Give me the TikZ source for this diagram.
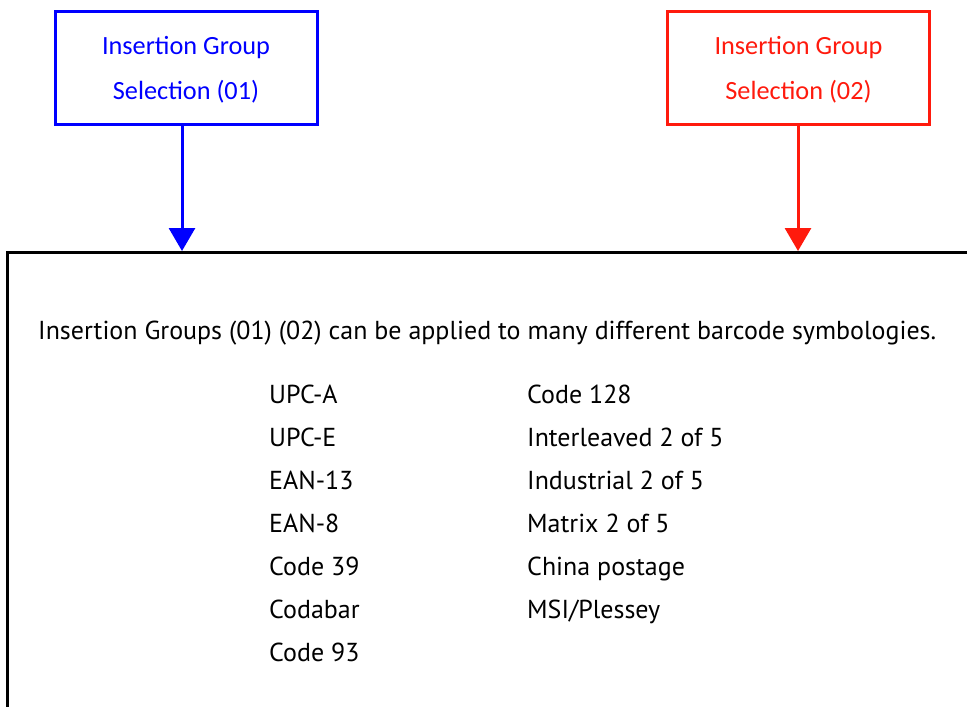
\documentclass[tikz,border=0pt]{standalone}
\usepackage{fontspec}
\setmainfont{PT Sans}
\newfontfamily\boxfont{Carlito}
\usetikzlibrary{arrows.meta}
\definecolor{igblue}{RGB}{0,0,255}
\definecolor{igred}{RGB}{255,26,13}
\newlength\mwidth
\newlength\bwidth
\newcommand\bodyfnt{\fontsize{\bsz}{\bsz}\selectfont}
\newcommand\boxfnt{\boxfont\fontsize{\bxsz}{\bxsz}\selectfont}
\begin{document}
\settowidth\mwidth{\normalfont\fontsize{10}{12}\selectfont Insertion Groups (01) (02) can be applied to many different barcode symbologies.}%
\pgfmathsetmacro\bsz{10*898/\mwidth}%
\settowidth\bwidth{\boxfont\fontsize{10}{12}\selectfont Insertion Group}%
\pgfmathsetmacro\bxsz{10*168/\bwidth}%
\begin{tikzpicture}[x=1pt,y=-1pt,
  selbox/.style={draw, line width=3pt, minimum width=262pt, minimum height=113pt, inner sep=0pt},
  boxtxt/.style={anchor=base, font=\boxfnt, inner sep=0pt},
  bodytxt/.style={anchor=base west, font=\bodyfnt, inner sep=0pt},
  selarrow/.style={line width=3pt, -{Triangle[width=26pt,length=23pt]}},
  frame/.style={line width=3pt}]
\useasboundingbox (0,0) rectangle (967,707);
% selection boxes
\node[selbox, draw=igblue] (b1) at (186,67.5) {};
\node[boxtxt, text=igblue] (b1l1) at (186,54) {Insertion Group};
\node[boxtxt, text=igblue] (b1l2) at (186,99) {Selection (01)};
\node[selbox, draw=igred] (b2) at (798.5,67.5) {};
\node[boxtxt, text=igred] (b2l1) at (798.5,54) {Insertion Group};
\node[boxtxt, text=igred] (b2l2) at (798.5,99) {Selection (02)};
% big frame (open to right and bottom)
\coordinate (fr) at (967,252.5);
\coordinate (ftl) at (7.5,252.5);
\coordinate (fb) at (7.5,707);
\draw[frame] (fr) -- (ftl) -- (fb);
% arrows
\coordinate (a1s) at (182,124);
\coordinate (a1e) at (182,251);
\coordinate (a2s) at (798,124);
\coordinate (a2e) at (798,251);
\draw[selarrow, igblue] (a1s) -- (a1e);
\draw[selarrow, igred] (a2s) -- (a2e);
% text
\node[bodytxt] (intro) at (38,339) {Insertion Groups (01) (02) can be applied to many different barcode symbologies.};
\foreach \t [count=\i from 0] in {UPC-A,UPC-E,EAN-13,EAN-8,Code 39,Codabar,Code 93}
  \node[bodytxt] (l\i) at (269,403+43*\i) {\t};
\foreach \t [count=\i from 0] in {Code 128,Interleaved 2 of 5,Industrial 2 of 5,Matrix 2 of 5,China postage,MSI/Plessey}
  \node[bodytxt] (r\i) at (527,403+43*\i) {\t};
\end{tikzpicture}
\end{document}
= = = = = = =
What you will do
Please transcribe the material above exactly as written. Leave the pictures out.

Output below
Give me the TikZ source for this diagram.
\documentclass[tikz,border=0pt]{standalone}
\usepackage{fontspec}
\setmainfont{PT Sans}
\newfontfamily\boxfont{Carlito}
\usetikzlibrary{arrows.meta}
\definecolor{igblue}{RGB}{0,0,255}
\definecolor{igred}{RGB}{255,26,13}
\newlength\mwidth
\newlength\bwidth
\newcommand\bodyfnt{\fontsize{\bsz}{\bsz}\selectfont}
\newcommand\boxfnt{\boxfont\fontsize{\bxsz}{\bxsz}\selectfont}
\begin{document}
\settowidth\mwidth{\normalfont\fontsize{10}{12}\selectfont Insertion Groups (01) (02) can be applied to many different barcode symbologies.}%
\pgfmathsetmacro\bsz{10*898/\mwidth}%
\settowidth\bwidth{\boxfont\fontsize{10}{12}\selectfont Insertion Group}%
\pgfmathsetmacro\bxsz{10*168/\bwidth}%
\begin{tikzpicture}[x=1pt,y=-1pt,
  selbox/.style={draw, line width=3pt, minimum width=262pt, minimum height=113pt, inner sep=0pt},
  boxtxt/.style={anchor=base, font=\boxfnt, inner sep=0pt},
  bodytxt/.style={anchor=base west, font=\bodyfnt, inner sep=0pt},
  selarrow/.style={line width=3pt, -{Triangle[width=26pt,length=23pt]}},
  frame/.style={line width=3pt}]
\useasboundingbox (0,0) rectangle (967,707);
% selection boxes
\node[selbox, draw=igblue] (b1) at (186,67.5) {};
\node[boxtxt, text=igblue] (b1l1) at (186,54) {Insertion Group};
\node[boxtxt, text=igblue] (b1l2) at (186,99) {Selection (01)};
\node[selbox, draw=igred] (b2) at (798.5,67.5) {};
\node[boxtxt, text=igred] (b2l1) at (798.5,54) {Insertion Group};
\node[boxtxt, text=igred] (b2l2) at (798.5,99) {Selection (02)};
% big frame (open to right and bottom)
\coordinate (fr) at (967,252.5);
\coordinate (ftl) at (7.5,252.5);
\coordinate (fb) at (7.5,707);
\draw[frame] (fr) -- (ftl) -- (fb);
% arrows
\coordinate (a1s) at (182,124);
\coordinate (a1e) at (182,251);
\coordinate (a2s) at (798,124);
\coordinate (a2e) at (798,251);
\draw[selarrow, igblue] (a1s) -- (a1e);
\draw[selarrow, igred] (a2s) -- (a2e);
% text
\node[bodytxt] (intro) at (38,339) {Insertion Groups (01) (02) can be applied to many different barcode symbologies.};
\foreach \t [count=\i from 0] in {UPC-A,UPC-E,EAN-13,EAN-8,Code 39,Codabar,Code 93}
  \node[bodytxt] (l\i) at (269,403+43*\i) {\t};
\foreach \t [count=\i from 0] in {Code 128,Interleaved 2 of 5,Industrial 2 of 5,Matrix 2 of 5,China postage,MSI/Plessey}
  \node[bodytxt] (r\i) at (527,403+43*\i) {\t};
\end{tikzpicture}
\end{document}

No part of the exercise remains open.